After my grandfather returned from serving in World War II in the Philippines, Miami wasn’t the same. The crime and crowds forced him to make a move north. Grandpa Ed loved snook, and he loved to snook fish so much that he packed the entire family up, sold the house, and was headed to Englewood, where the family had vacationed in prior years, which he knew was a good place for snook fishing. On the way north, he stopped to fuel up at a gas station in Bonita Springs. While the attendant was pumping the gas and chit-chatting, he asked my grandpa where they were going. My grandpa said they were headed to settle in Englewood because the snook fishing was so good there. The gas station attendant chuckled. “Why would you go all the way to Englewood,” he asked, “when the snook fishing is the best here in Bonita?”
It was settled: They bought a house on Mango Street off Bonita Beach Road and opened Ed’s Bake Shop. My mom was six years old and spent her childhood snook fishing and swimming all up and down the Imperial River. And working at the bakery. It was the first bakery on Bonita Beach and included a small convenience store with odds and ends.
I never got to meet my Grandpa Ed as he passed away before I was born, but I know that my love of snook comes from him; there is no doubt in my mind. And just like him, I’ve tried to get away from places that become more and more crowded, not only in town but on the water. Since my family arrived in 1917, Fort Myer’s population has grown from 3,000 people to over 100,000. Bonita Springs has grown since the 1950s from less than 1,000 people to over 40,000. That puts things in perspective.
WINGS
I cut my teeth guiding as a bait guide. Probably chipped a few teeth over the years, too, with all those lead lines. Throwing a 10-foot cast net every morning and blacking out the live well was just as routine as brushing my teeth. I knew something was missing, though, and it took a few
years to find my ultimate passion. As far as I’ve been told, no one in my family on either side ever fly fished until my Aunt Karen married my Uncle Dennis.
Uncle Dennis and Aunt KK—that’s what everyone calls her—traveled out West for the summer months in their motorhome. For 15 years, they bounced from river to river and fly show to fly show, fishing with some of the greats like Kelly Gallup and Jack Dennis. Their stories went on forever. Some of my earliest childhood memories were of them returning and showing me pictures of all the trout they caught on fly. When I was 20, they flew me out to meet them in Yellowstone. It was my first trip to the West, and the first fish I caught on fly came out of the Gallatin River. Uncle Dennis and Aunt KK probably don’t know how much that one trip and that one fish impacted my life and the path I would take. Flyfishing is interwoven into
every part of my life now. It’s how I’ve met some of my best friends and the love of
my life. It’s how I’ve met so many different people from so many walks of life.
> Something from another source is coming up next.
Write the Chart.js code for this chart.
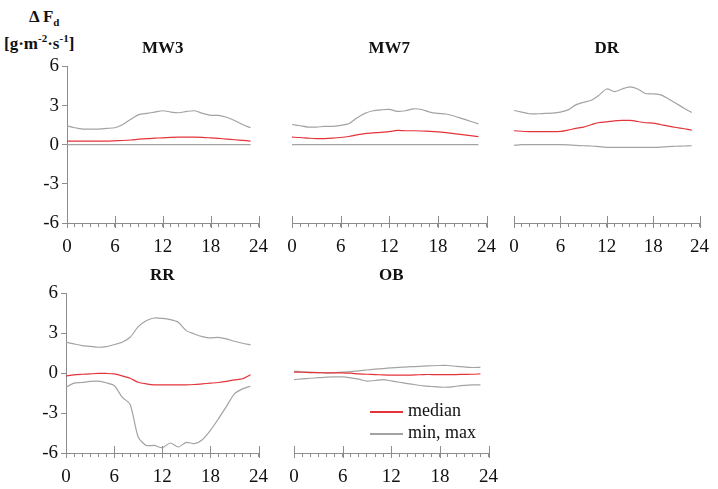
<!DOCTYPE html>
<html>
<head>
<meta charset="utf-8">
<script src="https://cdn.jsdelivr.net/npm/chart.js@4.4.0/dist/chart.umd.min.js"></script>
<style>
  body { margin: 0; background: #fff; }
  #wrap { position: relative; width: 718px; height: 489px; overflow: hidden; font-family: 'Liberation Serif', serif; }
  canvas { position: absolute; }
  .ytitle { position: absolute; font-weight: bold; font-size: 17px; color: #111; white-space: nowrap; }
  .ytitle sub, .ytitle sup { font-size: 11px; }
  .leg { position: absolute; font-size: 18px; color: #111; white-space: nowrap; }
  .leg span { display: inline-block; width: 33px; height: 1.4px; vertical-align: middle; margin-right: 5px; }
</style>
</head>
<body>
<div id="wrap">
  <div class="ytitle" style="left:29px; top:7px;">&Delta; F<sub>d</sub></div>
  <div class="ytitle" style="left:4px; top:32px;">[g&middot;m<sup>-2</sup>&middot;s<sup>-1</sup>]</div>
</div>
<script>
// hours of the day
var hours = [0,1,2,3,4,5,6,7,8,9,10,11,12,13,14,15,16,17,18,19,20,21,22,23];
var xTicks = [0, 6, 12, 18, 24];
var yTicks = [-6, -3, 0, 3, 6];
var panelNames = ['MW3', 'MW7', 'DR', 'RR', 'OB'];
var legendLabels = ['median', 'min, max'];

// MW3
var mw3Median = [0.28,0.28,0.28,0.28,0.28,0.28,0.3,0.32,0.36,0.42,0.47,0.5,0.53,0.56,0.58,0.58,0.58,0.56,0.52,0.48,0.43,0.38,0.33,0.28];
var mw3Min = [0,0,0,0,0,0,0,0,0,0,0,0,0,0,0,0,0,0,0,0,0,0,0,0];
var mw3Max = [1.45,1.3,1.2,1.2,1.2,1.25,1.3,1.55,1.95,2.3,2.4,2.5,2.6,2.5,2.45,2.55,2.6,2.4,2.25,2.25,2.1,1.85,1.55,1.3];

// MW7
var mw7Median = [0.58,0.55,0.5,0.46,0.47,0.5,0.55,0.63,0.75,0.85,0.9,0.95,1.0,1.1,1.07,1.07,1.05,1.02,0.98,0.92,0.85,0.77,0.7,0.62];
var mw7Min = [0,0,0,0,0,0,0,0,0,0,0,0,0,0,0,0,0,0,0,0,0,0,0,0];
var mw7Max = [1.55,1.45,1.35,1.35,1.4,1.4,1.48,1.6,2.05,2.4,2.6,2.67,2.7,2.55,2.6,2.75,2.7,2.5,2.4,2.35,2.2,2.0,1.8,1.6];

// DR
var drMedian = [1.07,1.03,1.0,1.0,1.0,1.0,1.02,1.12,1.25,1.35,1.53,1.7,1.75,1.83,1.86,1.86,1.78,1.68,1.65,1.53,1.42,1.32,1.22,1.12];
var drMin = [-0.05,0,0,0,0,0,0,-0.02,-0.05,-0.08,-0.1,-0.15,-0.2,-0.2,-0.2,-0.2,-0.2,-0.2,-0.2,-0.18,-0.15,-0.12,-0.1,-0.08];
var drMax = [2.62,2.5,2.37,2.37,2.4,2.42,2.5,2.67,3.05,3.25,3.4,3.8,4.27,4.07,4.27,4.43,4.27,3.92,3.9,3.82,3.5,3.15,2.8,2.47];

// RR
var rrMedian = [-0.2,-0.12,-0.08,-0.05,-0.02,-0.02,-0.05,-0.2,-0.38,-0.68,-0.8,-0.88,-0.88,-0.88,-0.88,-0.88,-0.85,-0.8,-0.75,-0.7,-0.62,-0.5,-0.42,-0.12];
var rrMin = [-1.05,-0.75,-0.7,-0.62,-0.6,-0.72,-0.93,-1.8,-2.35,-4.8,-5.43,-5.43,-5.6,-5.25,-5.55,-5.2,-5.3,-5.0,-4.3,-3.43,-2.5,-1.55,-1.18,-0.98];
var rrMax = [2.33,2.2,2.08,2.02,1.95,2.0,2.15,2.33,2.7,3.5,3.95,4.15,4.12,4.03,3.83,3.2,2.95,2.75,2.65,2.7,2.58,2.4,2.25,2.13];

// OB
var obMedian = [0.08,0.07,0.05,0.04,0.03,0.03,0.03,0.0,-0.05,-0.08,-0.1,-0.13,-0.15,-0.15,-0.15,-0.13,-0.1,-0.1,-0.1,-0.1,-0.1,-0.09,-0.08,-0.05];
var obMin = [-0.48,-0.43,-0.38,-0.34,-0.3,-0.28,-0.28,-0.35,-0.45,-0.6,-0.55,-0.48,-0.58,-0.68,-0.78,-0.87,-0.95,-1.0,-1.05,-1.05,-0.98,-0.92,-0.88,-0.88];
var obMax = [0.15,0.1,0.08,0.05,0.03,0.05,0.08,0.12,0.18,0.24,0.3,0.35,0.4,0.44,0.48,0.5,0.53,0.56,0.58,0.58,0.52,0.47,0.43,0.44];

var RED = '#e3343a';
var GREY = '#a3a3a3';
var AXIS = '#8c8c8c';
var TXT = '#111';
var FONT = "'Liberation Serif', serif";

// major ticks cross the x axis line
var majorTicks = {
    id: 'majorTicks',
    afterDraw: function (chart) {
        var xs = chart.scales.x;
        var ctx = chart.ctx;
        ctx.save();
        ctx.strokeStyle = AXIS;
        ctx.lineWidth = 1;
        xTicks.forEach(function (v) {
            var px = Math.round(xs.getPixelForValue(v)) + 0.5;
            ctx.beginPath();
            ctx.moveTo(px, xs.top - 7);
            ctx.lineTo(px, xs.top + 5);
            ctx.stroke();
        });
        ctx.restore();
    }
};

function makePanel(idx, L, T, R, B, showY, median, min, max) {
    var padL = 14, padR = 14, padT = 4;
    var titleH = 17 * 1.2 + 8;
    var yw = showY ? 40 : 0;
    var xh = 34;
    var canvas = document.createElement('canvas');
    var w = (R - L) + padL + padR + yw;
    var h = (B - T) + padT + titleH + xh;
    canvas.width = w;
    canvas.height = h;
    canvas.style.left = (L - padL - yw) + 'px';
    canvas.style.top = (T - padT - titleH) + 'px';
    canvas.style.width = w + 'px';
    canvas.style.height = h + 'px';
    document.getElementById('wrap').appendChild(canvas);

    var line = function (data, color) {
        return {
            data: data,
            borderColor: color,
            borderWidth: 1.2,
            pointRadius: 0,
            fill: false,
            tension: 0.25
        };
    };

    new Chart(canvas.getContext('2d'), {
        type: 'line',
        data: {
            labels: hours,
            datasets: [line(median, RED), line(min, GREY), line(max, GREY)]
        },
        options: {
            responsive: false,
            animation: false,
            layout: { padding: { left: padL, right: padR, top: padT, bottom: 0 } },
            plugins: {
                legend: { display: false },
                tooltip: { enabled: false },
                title: {
                    display: true,
                    text: panelNames[idx],
                    fullSize: false,
                    color: TXT,
                    font: { family: FONT, size: 17, weight: 'bold', lineHeight: 1.2 },
                    padding: { top: 0, bottom: 8 }
                }
            },
            scales: {
                x: {
                    type: 'linear',
                    min: 0,
                    max: 24,
                    afterFit: function (s) { s.height = xh; },
                    border: { display: true, color: AXIS, width: 1 },
                    grid: { drawOnChartArea: false, drawTicks: true, tickLength: 4, color: AXIS },
                    ticks: {
                        stepSize: 1,
                        autoSkip: false,
                        maxRotation: 0,
                        padding: 9,
                        color: TXT,
                        font: { family: FONT, size: 19 },
                        callback: function (v) { return xTicks.indexOf(v) >= 0 ? String(v) : ''; }
                    }
                },
                y: {
                    display: showY,
                    min: -6,
                    max: 6,
                    afterFit: function (s) { s.width = yw; },
                    afterBuildTicks: function (s) { s.ticks = yTicks.map(function (v) { return { value: v }; }); },
                    border: { display: true, color: AXIS, width: 1 },
                    grid: { drawOnChartArea: false, drawTicks: true, tickLength: 5, color: AXIS },
                    ticks: {
                        padding: 3,
                        color: TXT,
                        font: { family: FONT, size: 19 }
                    }
                }
            }
        },
        plugins: [majorTicks]
    });
}

makePanel(0, 67, 66, 263, 223, true, mw3Median, mw3Min, mw3Max);
makePanel(1, 292, 66, 491, 223, false, mw7Median, mw7Min, mw7Max);
makePanel(2, 514, 66, 704, 223, false, drMedian, drMin, drMax);
makePanel(3, 66, 293, 263, 453, true, rrMedian, rrMin, rrMax);
makePanel(4, 294, 293, 493, 453, false, obMedian, obMin, obMax);

// legend inside the OB panel
var legColors = [RED, GREY];
var legTops = [400, 422];
legendLabels.forEach(function (txt, i) {
    var d = document.createElement('div');
    d.className = 'leg';
    d.style.left = '370px';
    d.style.top = legTops[i] + 'px';
    var sw = document.createElement('span');
    sw.style.backgroundColor = legColors[i];
    d.appendChild(sw);
    d.appendChild(document.createTextNode(txt));
    document.getElementById('wrap').appendChild(d);
});
</script>
</body>
</html>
After starting my guiding career and spending a decade on the water here, I moved to Belize for three years and traveled all over the world in between. Yet I’ve come back to Florida—come back home.
At first, I moved north to try to find the same experience that my ancestors found
here in the old days. I was lucky enough to fall in love with Homossasa and spent almost a
decade guiding for tarpon and redfish in what felt like the last frontier of wild Florida. But similar to how the tarpon migrate back to this place year after year, the lure of Southwest Florida, and the hold my family history has on me, lured me back home. I’ve begun to recognize that my family heritage carries a responsibility to keep the family stories alive and protect the waters that helped create them. Their stories create a baseline for all of us to better understand the potential of what it could be if we take care of the resource. Without their stories, we can’t properly gauge how to protect our waters and wild places for future generations.
Maybe that’s why my mindset has shifted over the years. Flyfishing is everything to me now; it’s my center and my compass in life. It’s changed my perspective on so many aspects of fishing. One thing that has changed is that I am catch-and-release only inshore. I’ve come to this decision for several reasons.
It was a journey to get here, that’s for sure. I spent the majority of my early years guiding and filleting fish for clients. I was fully immersed in that culture of filling the cooler. A typical day in bait guiding usually started with the folks stepping on the boat and blurting out, “Captain, are we going to catch our limit today?” Upon my return to the dock, it gave me a sense of accomplishment that I could show the other guides that they weren’t the only ones who could catch fish. That was one of the ways I earned the respect I’m still shown by those same
guides more than 20 years later. At the time, I was the only full-time female fishing guide in
southwest Florida who made a living solely off guiding.
It was so important to me to be accepted by my peers on the water. I was an impressionable young guide, and like all the others, I did what the old guides did. I caught a limit of fish for clients, filleted them, packed them up, sent the anglers home, and did it all over again the next day and the day after. Being raised as a sustenance fisherman, I never gave it a second thought until I started guiding fly fishing. Suddenly, the fish took on a different kind of importance to me.
I think that’s because other things started being important to me. It’s hard to explain, but I know that the resource will go away if we don’t show it respect. That’s a fact. There are just so many of us around here now. What showing respect means to me might be different than what it means to you. But I’ve heard so many stories about how things used to be in this place I love that I can’t bring myself to treat my home any other way than with all the kindness I can find. I hope I can encourage other people to do the same.